Micromagnetic Analysis of Statistical Switching in Perpendicular Magnetic Tunnel Junctions With Double Reference Layers

Abstract

The recent technological realization of perpendicular magnetic tunnel junctions (MTJs) with two reference layers has opened a new route for scaling the overall size of spin-transfer torque magnetic random-access memory. This is because, for an antiparallel configuration of the magnetization of the reference layers, the two spin-transfer torques add constructively, giving rise to more efficient switching processes of the free layer magnetization as compared to a single MTJ. We use full micromagnetic simulations to study the magnetization switching of a double MTJ. The probability distribution function (PDF) of the switching time is the same for both switching processes (parallel to antiparallel and vice versa), and the PDF approaches a Gaussian shape for switching time smaller than 1 ns.
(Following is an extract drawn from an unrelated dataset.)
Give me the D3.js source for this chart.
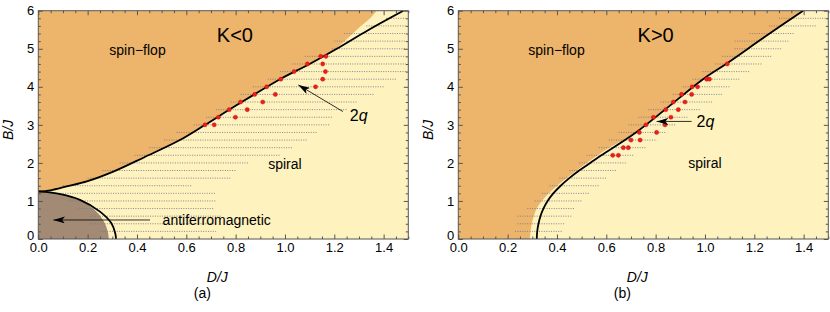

The dynamical performance (achieved for switching time below 1 ns) of double MTJs with circular shape and diameter ranging from 30 to 14 nm is comparable. Compared to full micromagnetic data, computations of the PDF within the macrospin approximation show an overestimation of the skewness for MTJ with circular shape and diameter of 30 and 20 nm, whereas they are very close for 14 nm diameter, as expected. The proper micromagnetic model and a PDF comparison can drive the design of hybrid magnetic-CMOS systems.